State Adoption Law Updates, Winter 2016

We cover state adoption law updates, like Indiana's new rule allowing adoptees access to previously sealed adoption records.

File cabinets representing state adoption law updates

Indiana may allow access to sealed adoption records. A Senate committee unanimously approved a proposal to expand access to sealed adoption records. Previously, adoptees could not access records without written consent on file. If approved on the Senate floor, it would make records available starting in 2017.

Kansas seeks to restrict foster care placements: A special committee has recommended that “evidence-based factors regarding family structure” be considered in foster placements — a proposal that Democrats in the state’s Legislature fear will be used to discriminate against same-sex couples.
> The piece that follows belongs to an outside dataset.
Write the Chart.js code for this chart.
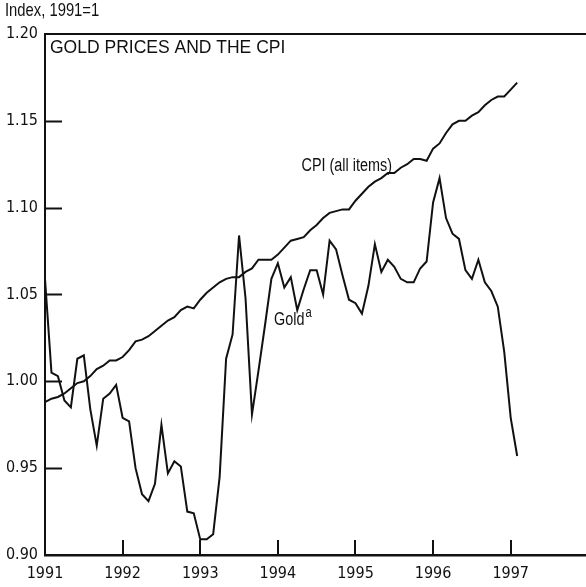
<!DOCTYPE html>
<html><head><meta charset="utf-8">
<script src="https://cdn.jsdelivr.net/npm/chart.js@4/dist/chart.umd.min.js"></script>
<style>html,body{margin:0;padding:0;background:#fff;}canvas{display:block;}</style>
</head><body>
<canvas id="c" width="586" height="587"></canvas>
<script>
// Monthly series, Jan 1991 - Feb 1997, index 1991 = 1
const startYear = 1991;
const goldValues = [
  1.059, 1.005, 1.003, 0.989, 0.985, 1.013, 1.015, 0.984, 0.963, 0.990, 0.993, 0.998,
  0.979, 0.977, 0.950, 0.935, 0.931, 0.941, 0.975, 0.947, 0.954, 0.951, 0.925, 0.924,
  0.909, 0.909, 0.912, 0.945, 1.013, 1.027, 1.084, 1.048, 0.981, 1.006, 1.032, 1.059,
  1.068, 1.054, 1.060, 1.041, 1.053, 1.064, 1.064, 1.050, 1.081, 1.076, 1.061, 1.047,
  1.045, 1.039, 1.055, 1.079, 1.063, 1.070, 1.066, 1.059, 1.057, 1.057, 1.065, 1.069,
  1.103, 1.117, 1.094, 1.085, 1.082, 1.064, 1.059, 1.070, 1.057, 1.052, 1.043, 1.017,
  0.979, 0.957
];
const cpiValues = [
  0.988, 0.990, 0.991, 0.993, 0.996, 0.999, 1.000, 1.003, 1.007, 1.009, 1.012, 1.012,
  1.014, 1.018, 1.023, 1.024, 1.026, 1.029, 1.032, 1.035, 1.037, 1.041, 1.043, 1.042,
  1.047, 1.051, 1.054, 1.057, 1.059, 1.060, 1.060, 1.063, 1.065, 1.070, 1.070, 1.070,
  1.073, 1.077, 1.081, 1.082, 1.083, 1.087, 1.090, 1.094, 1.097, 1.098, 1.099, 1.099,
  1.104, 1.108, 1.112, 1.115, 1.117, 1.120, 1.120, 1.123, 1.125, 1.128, 1.128, 1.127,
  1.134, 1.137, 1.143, 1.148, 1.150, 1.150, 1.153, 1.155, 1.159, 1.162, 1.164, 1.164,
  1.168, 1.172
];
const yearTicks = [1991, 1992, 1993, 1994, 1995, 1996, 1997];
const yTicks = [0.90, 0.95, 1.00, 1.05, 1.10, 1.15, 1.20];
const titleText = 'GOLD PRICES AND THE CPI';
const unitText = 'Index, 1991=1';
const cpiLabel = 'CPI (all items)';
const goldLabel = 'Gold';
const goldNote = 'a';

const COND = '"DejaVu Sans Condensed", "Liberation Sans Narrow", sans-serif';
const REG = '"Liberation Sans", Arial, sans-serif';

const toPoints = vals => vals.map((v, i) => ({ x: startYear + i / 12, y: v }));

// narrow text: regular sans compressed horizontally
function narrowText(ctx, txt, x, y, size, align) {
  ctx.save();
  ctx.font = size + 'px ' + REG;
  const w = ctx.measureText(txt).width * 0.8;
  let x0 = x;
  if (align === 'right') x0 = x - w;
  ctx.translate(x0, y);
  ctx.scale(0.8, 1);
  ctx.textAlign = 'left';
  ctx.fillText(txt, 0, 0);
  ctx.restore();
  return w;
}

const decor = {
  id: 'decor',
  afterDraw(chart) {
    const ctx = chart.ctx, a = chart.chartArea;
    const xs = chart.scales.x, ys = chart.scales.y;
    ctx.save();
    ctx.strokeStyle = '#111';
    ctx.lineWidth = 2;
    ctx.beginPath(); ctx.moveTo(a.left, a.top); ctx.lineTo(a.right, a.top); ctx.stroke();
    yTicks.forEach(v => {
      if (v <= 0.9 || v >= 1.2) return;
      const p = Math.round(ys.getPixelForValue(v)) + 0.5;
      ctx.beginPath(); ctx.moveTo(a.left, p); ctx.lineTo(a.left + 17, p); ctx.stroke();
    });
    yearTicks.forEach(v => {
      if (v <= startYear) return;
      const p = Math.round(xs.getPixelForValue(v));
      ctx.beginPath(); ctx.moveTo(p, a.bottom); ctx.lineTo(p, a.bottom - 15); ctx.stroke();
    });
    ctx.fillStyle = '#111';
    ctx.textBaseline = 'alphabetic';
    narrowText(ctx, unitText, 5, 16, 18.5, 'left');
    ctx.font = '17.5px ' + REG;
    ctx.textAlign = 'left';
    ctx.fillText(titleText, a.left + 5, a.top + 19);
    narrowText(ctx, cpiLabel, xs.getPixelForValue(1995.47), ys.getPixelForValue(1.121), 18, 'right');
    const gx = xs.getPixelForValue(1993.95), gy = ys.getPixelForValue(1.0325);
    const gw = narrowText(ctx, goldLabel, gx, gy, 18, 'left');
    narrowText(ctx, goldNote, gx + gw + 1, gy - 8, 14, 'left');
    ctx.restore();
  }
};

new Chart(document.getElementById('c'), {
  type: 'line',
  data: {
    datasets: [
      { label: 'CPI (all items)', data: toPoints(cpiValues), borderColor: '#111', borderWidth: 2, pointRadius: 0, tension: 0, fill: false },
      { label: 'Gold', data: toPoints(goldValues), borderColor: '#111', borderWidth: 2, pointRadius: 0, tension: 0, fill: false }
    ]
  },
  options: {
    responsive: false,
    animation: false,
    devicePixelRatio: 1,
    layout: { padding: { top: 34, right: 0, left: 0, bottom: 0 } },
    plugins: { legend: { display: false }, tooltip: { enabled: false }, title: { display: false } },
    scales: {
      x: {
        type: 'linear', min: 1991, max: 1997.97,
        afterFit(s) { s.height = 32; },
        afterBuildTicks(s) { s.ticks = yearTicks.map(v => ({ value: v })); },
        grid: { display: true, drawOnChartArea: false, drawTicks: false },
        border: { display: true, color: '#111', width: 2.5 },
        ticks: { color: '#111', font: { family: COND, size: 16 }, padding: 9, maxRotation: 0, autoSkip: false,
                 callback: v => String(v) }
      },
      y: {
        type: 'linear', min: 0.90, max: 1.20,
        afterFit(s) { s.width = 45; },
        afterBuildTicks(s) { s.ticks = yTicks.map(v => ({ value: v })); },
        grid: { display: true, drawOnChartArea: false, drawTicks: false },
        border: { display: true, color: '#111', width: 2 },
        ticks: { color: '#111', font: { family: COND, size: 16 }, padding: 7,
                 callback: v => Number(v).toFixed(2) }
      }
    }
  },
  plugins: [decor]
});
</script>
</body></html>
New York lawmaker hopes to increase time off for new parents: Erie County Comptroller Stefan Mychajliw seeks to modernize the county’s leave policy for new parents through birth or adoption. “The current policy assumes the only benefit to taking off time from work is for physical recovery for mothers,” says Mychajliw. “It makes no mention of the importance of time off for moms and dads to emotionally bond with new children and establish themselves as a family unit.”

Oregon and Texas working to address problems with states’ foster care systems: The Department of Human Services (DHS) in Oregon met with the Senate Interim Committee on Human Services and Early Childhood. The head of DHS told the lawmakers that he did not believe all the children in the care of the state are safe. DHS has convened a special committee to address the problems with foster care in the state.

In December 2015, a judge found that the Texas Department of Family and Protective Services violated the Constitutional right to be protected from reasonable harm of approximately 12,000 children in state care. The ruling required a major overhaul, including a revised method of investigating allegations of abuse. Attorney General Ken Paxton filed an appeal to postpone the overhaul, which the office claims is too broad and vague.